Осень и зима 1921-го, по-видимому, с достаточным приближением к биографической реальности описаны в очерке «Сорок сороков», где Москва показывается герою «сперва — в слезливом осеннем тумане, в последующие дни — в жгучем морозе. Белые дни и драповое пальто. О, чертова дерюга! Я не могу описать, насколько я мерз. Мерз и бегал. Бегал и мерз». И там же — «...в драповой дерюге».
H. Л. Гладыревский, уже тяжело больной, рассказывал нам 19 декабря 1969 года: «Миша очень мерз, и я ему отдал полушубок романовский. — Меня в нем в редакции не впускают — так он мне говорил вместо благодарности... А мне он отдал взамен пальто, в котором он приехал, черное, — как у немецких военнопленных. Этот полушубок мне достался в 15-м году: мы с одним товарищем — тогда мы были в лазарете, в Красном Кресте, — пошли в Офицерское экономическое общество и купили себе полушубки... Мне товарищ прислал потом в Москву, а я его Мише отдал, а он мне пальто, ветром подбитое. Когда я, знаете, зимой носил это пальто, у меня было впечатление, что я иду просто без пальто».
А вот описание совсем другой одежды, оставленное очевидцем жизни Булгакова тех же первых московских лет — в «Гудке»: «Сидит Булгаков в соседней комнате, но свой тулупчик он почему-то каждое утро приносит на нашу вешалку. Тулупчик единственный в своем роде: он без застежек и без пояса. Сунул руки в рукава и можешь считать себя одетым.

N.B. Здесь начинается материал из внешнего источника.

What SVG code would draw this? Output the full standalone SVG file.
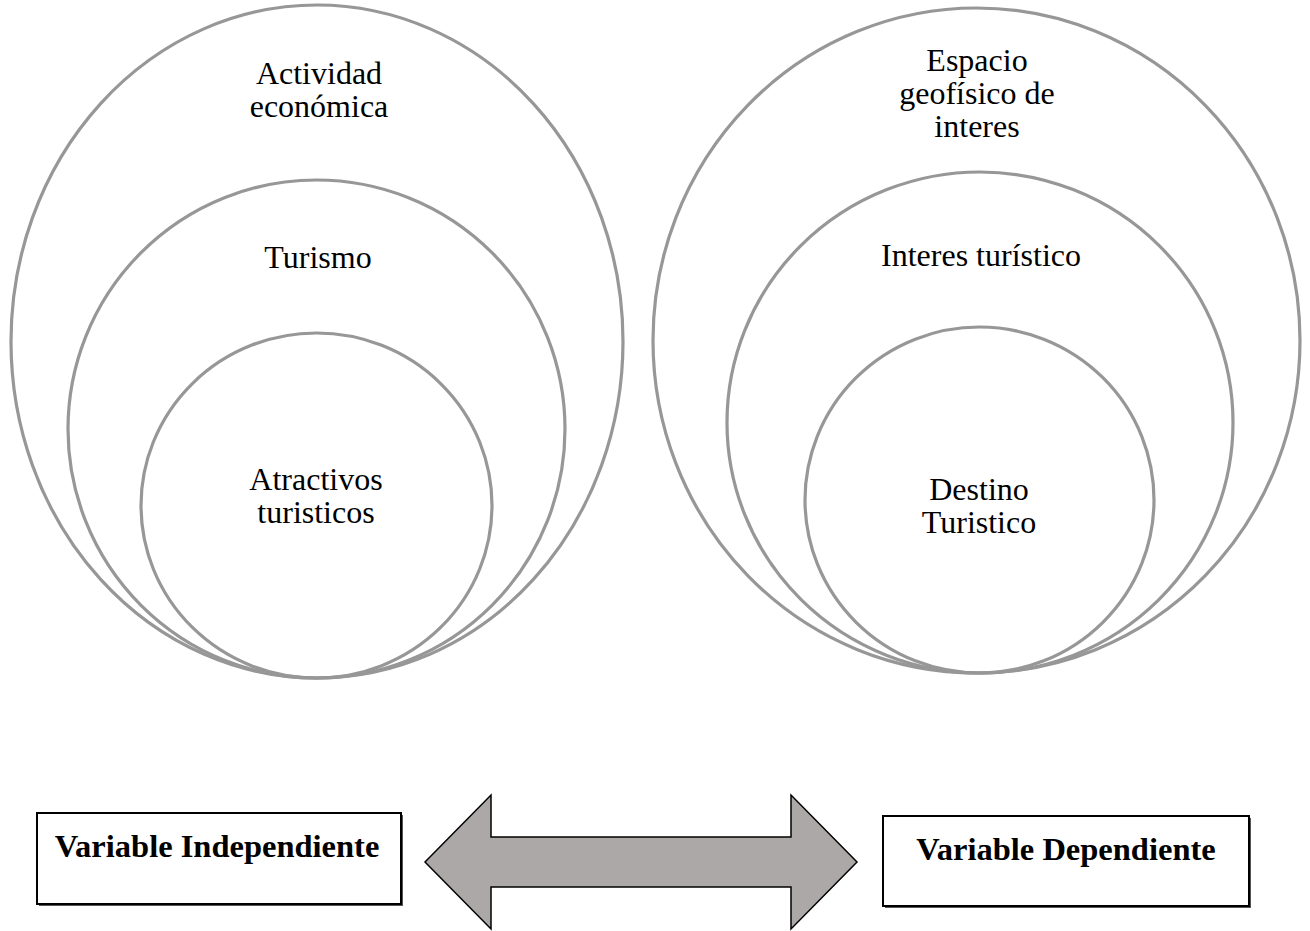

Сам Михаил Афанасьевич аттестует тулупчик так:
— Русский охабень. Мода конца семнадцатого столетия. В летописи в первый раз упоминается под 1377 годом. Сейчас у Мейерхольда в таких охабнях думные бояре со второго этажа падают» (И. Овчинников).
Татьяна Николаевна не помнила романовского полушубка, зато прекрасно помнила охабень — «Была шуба в виде ротонды, какие носили старики духовного звания. На енотовом меху, и воротник выворачивался наружу мехом, как у попов. Верх был синий, в рубчик. Она была длинная и без застежек — действительно, запахивалась и все. Это, наверно, была отцовская шуба. Может быть, мать прислала ему из Киева с кем-нибудь, а может быть, он сам привез в 1923 году...»
Эту шубу вспоминают многие, описывая ее каждый на свой лад. В. Катаев утверждает в своих газетных воспоминаниях о Булгакове, что тот однажды пришел в редакцию «Накануне» в этой шубе, одетой прямо на пижаму, — и тут же упоминает, что сам Булгаков этот эпизод возмущенно отрицал; отрицала саму возможность этого эпизода и Татьяна Николаевна. Это — черты легенды о провинциале, не вписывающемся в столичную жизнь.